I use cut to split and parse content a lot. The syntax is short, sweet and easy to remember:

cat file.csv | cut -d, -f2

This prints the second field (-f2) delimited by a comma (-d,). Useful for parsing CSV files.

awk is wonderfully powerful, too. Use it for simple result printing and formatting:

awk '{print $2}' file.csv # Print the second column, using the default space delimiter
awk -F',' '{print $2}' file.csv # Print the second column, using the comma as the delimiter

But it does so much more. Since we're talking about searching text with find, sed and grep, awk lets you search for text based on its specific position in a file:

awk -F',' '$2 == Jones {print $0}' file.csv # Print lines where the second field = Jones
awk -F',' -v x="$VAR" '$2 == x {print $0}' file.csv # Print lines where the second field = a shell variable $VAR; variables are assigned/passed using the `-v` flag.

Test can be combined:

ps -ef | awk -v program="$VAR" -v mysid="$$" '$2 != mysid && $3 != mysid && $0 ~ program {print $0}'

This shows all running processes not associated with your own PID that match the shell variable $VAR. $$ is a special shell construct containing the session's process ID.

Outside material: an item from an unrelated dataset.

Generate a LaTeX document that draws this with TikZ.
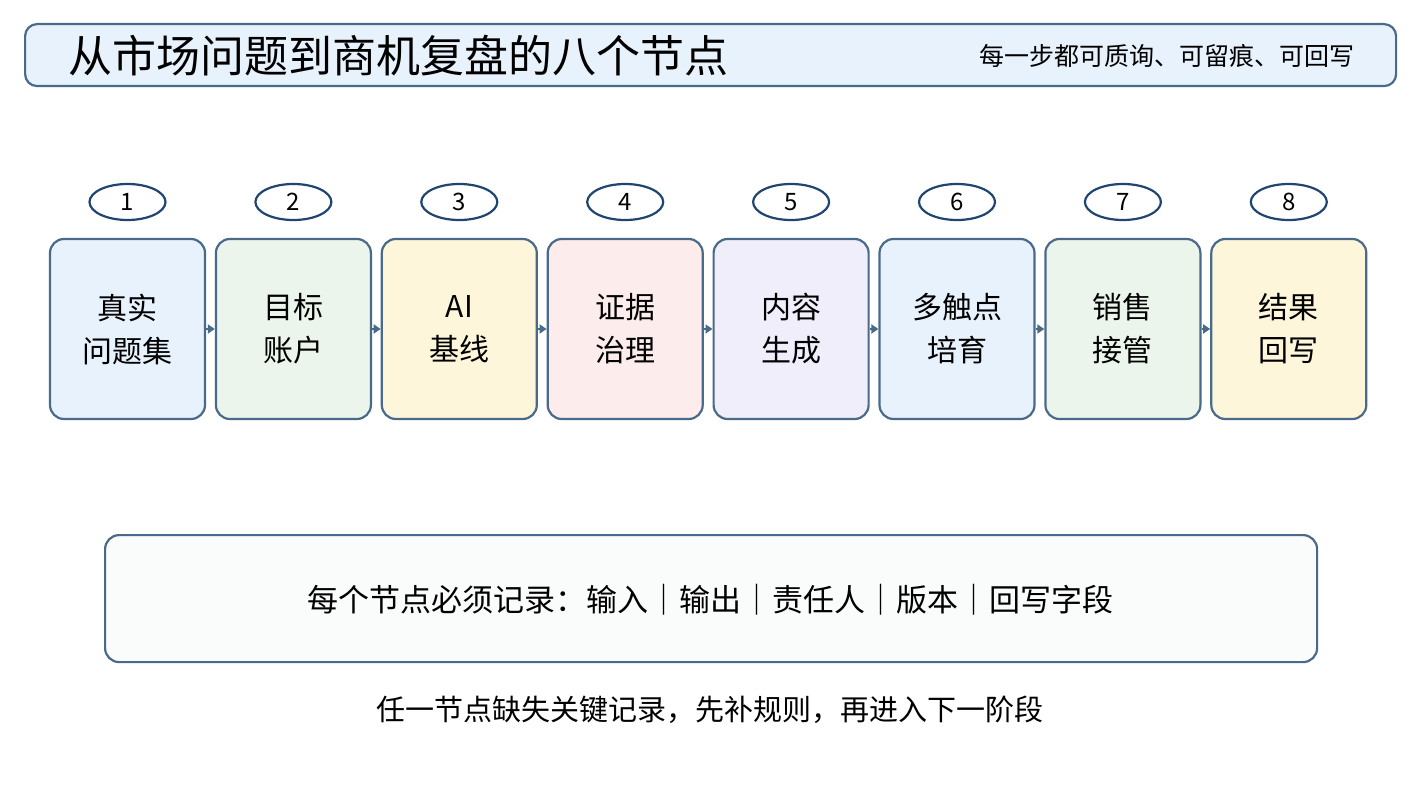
\documentclass[tikz,border=0pt]{standalone}
\usepackage{fontspec}
\setmainfont{Noto Sans CJK SC}
\usetikzlibrary{shapes.geometric,arrows.meta}
\definecolor{bd}{HTML}{4A6A8A}
\definecolor{ed}{HTML}{1F4570}
\definecolor{cb}{HTML}{E8F2FC}
\definecolor{cg}{HTML}{EBF5EC}
\definecolor{cy}{HTML}{FDF6DB}
\definecolor{cp}{HTML}{FCECEC}
\definecolor{cl}{HTML}{F0EEFB}
\begin{document}
\begin{tikzpicture}[x=1pt,y=-1pt,
 box/.style={draw=bd,line width=2.2pt,rounded corners=14pt,minimum width=155pt,minimum height=180pt,align=center,font=\fontsize{30}{43}\selectfont,inner sep=0pt},
 num/.style={draw=ed,line width=2.2pt,ellipse,minimum width=76pt,minimum height=36pt,inner sep=0pt,font=\fontsize{24}{26}\selectfont},
 arr/.style={-{Triangle[length=7pt,width=9pt]},bd,line width=2pt}]
\useasboundingbox (0,0) rectangle (1419,794);
\node[draw=bd,fill=cb,line width=2.2pt,rounded corners=12pt,minimum width=1371pt,minimum height=62pt,anchor=north west] (title) at (24,23) {};
\node[anchor=west,font=\fontsize{44}{48}\selectfont,inner sep=0pt] (tt) at (68,56) {从市场问题到商机复盘的八个节点};
\node[anchor=east,font=\fontsize{25}{28}\selectfont,inner sep=0pt] (st) at (1355,56) {每一步都可质询、可留痕、可回写};
\foreach \i/\c/\t in {1/cb/{真实\\问题集},2/cg/{目标\\账户},3/cy/{AI\\基线},4/cp/{证据\\治理},5/cl/{内容\\生成},6/cb/{多触点\\培育},7/cg/{销售\\接管},8/cy/{结果\\回写}}{
 \node[box,fill=\c] (b\i) at ({127.5+165.9*(\i-1)},329) {\t};
 \node[num] (n\i) at ({127.5+165.9*(\i-1)},202) {\i};
}
\foreach \i [count=\j from 2] in {1,...,7}{\draw[arr] (b\i.east) -- (b\j.west);}
\node[draw=bd,fill=white!97!bd,line width=2.2pt,rounded corners=14pt,minimum width=1212pt,minimum height=127pt,anchor=north west] (bot) at (104,534) {};
\node[font=\fontsize{31}{34}\selectfont] (bt) at (710,600) {每个节点必须记录：输入｜输出｜责任人｜版本｜回写字段};
\node[font=\fontsize{29}{32}\selectfont] (ft) at (710,710) {任一节点缺失关键记录，先补规则，再进入下一阶段};
\end{tikzpicture}
\end{document}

  • Show processes (ps -ef) with PID and Parent PID in columns 2 and 3 respectively;
  • Pipe (|) output to awk;
  • Assign $VAR and $$ to awk variables program and mysid;
  • Combine three tests with the "and" operator (&&; the "or" operator is ||): ** Check columns 2 and 3 do not match mysid (!= mysid); ** Check the whole line ($0) for a match with program;
  • Print the entire matching line ('{print $0}') when all three conditions are met. Use this to test whether another process is already running a script (without using a lock file). Use basename to get the script name, look for other processes running it and exit. As a bonus, exclude processes editing the file and not running it.